By Paula Moore
When did boiling animals alive become an acceptable summer pastime? I’m referring, of course, to the gruesome but widespread practice of dropping live lobsters and crabs into pots of scalding water, ignoring their frantic attempts to escape and calling it dinner. Kind people who would never dream of doing such a thing to any other type of animal seem to have a blind spot when it comes to the suffering of crustaceans.
We know that lobsters can feel pain (and even if we didn’t, shouldn’t we give them the benefit of the doubt?), yet in the U.S. alone we condemn 20 million of these animals to a painful death for our dinner plates every year. Enough.
I first learned of this barbaric summertime ritual in elementary school, when I was invited along on a beach trip with my best friend, Elizabeth, and her family. It was the first time I’d ever been away from home without my parents, and everything about the trip seemed like a great adventure—until the night that we had crabs for dinner. I remember watching Elizabeth’s mother put a kettle of water on the stove to boil. Then, someone produced a bag full of live crabs. Just as I was starting to think that there must be some mistake, the crabs were unceremoniously dumped into the boiling water. The fun was over.
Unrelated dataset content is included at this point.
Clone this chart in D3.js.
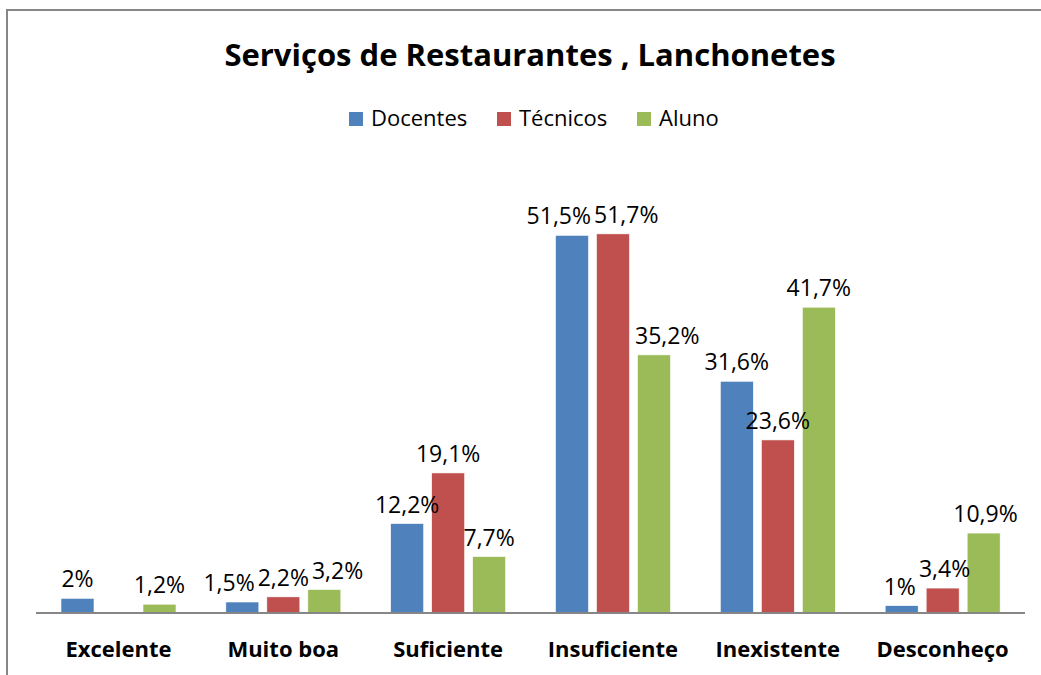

While lobsters and crabs may seem very different from us—with their exoskeletons, claws and strange-looking antennae—in the ways that truly matter, they’re more like us than we may care to admit.
Numerous physiological and behavioral studies of crustaceans have shown that lobsters feel pain and when boiled alive likely suffer every second of the three long minutes that it takes for them to die.. Scientists have confirmed that when lobsters struggle frantically to climb the sides of the pot, these are panic and pain responses. At crustacean slaughterhouses, as a PETA eyewitness investigation revealed, lobsters and crabs are routinely dismembered while they’re still alive and fully aware.
In 2005, the European Food Safety Authority concluded that crustaceans are capable of experiencing pain and distress and recommended that steps be taken to lessen their suffering whenever possible.
In 2009, Dr. Robert W. Elwood, a professor of animal behavior at Queen’s University Belfast, published papers on this issue in the journals Animal Behaviour and Applied Animal Behaviour Science. “With vertebrates we are asked to err on the side of caution and I believe this is the approach to take with these crustaceans,” he says. Elwood’s experiments have even led him to change how he treats the invertebrates in his laboratory. He now uses fewer animals in his experiments and strives to keep the potential for suffering to a minimum.
And more than a decade ago, after the late David Foster Wallace visited Maine’s annual lobster festival—which he said had aspects of a “medieval torture-fest”—he was compelled to scour the available literature on crustacean pain and to ask readers to “consider the lobster.” In his now-classic essay of the same name, Wallace wrote that “after all the abstract intellection, there remain the facts of the frantically clanking lid, the pathetic clinging to the edge of the pot. Standing at the stove, it is hard to deny in any meaningful way that this is a living creature experiencing pain.”
In 2015, surely we can all agree that we do not need to cook animals alive for our supper. We have other choices. Besides tasty mock lobster and crab, other vegan summertime options abound, from corn on the cob to gazpacho to grilled veggie burgers to watermelon. When we choose these kinder options, dinner won’t resemble a horror show.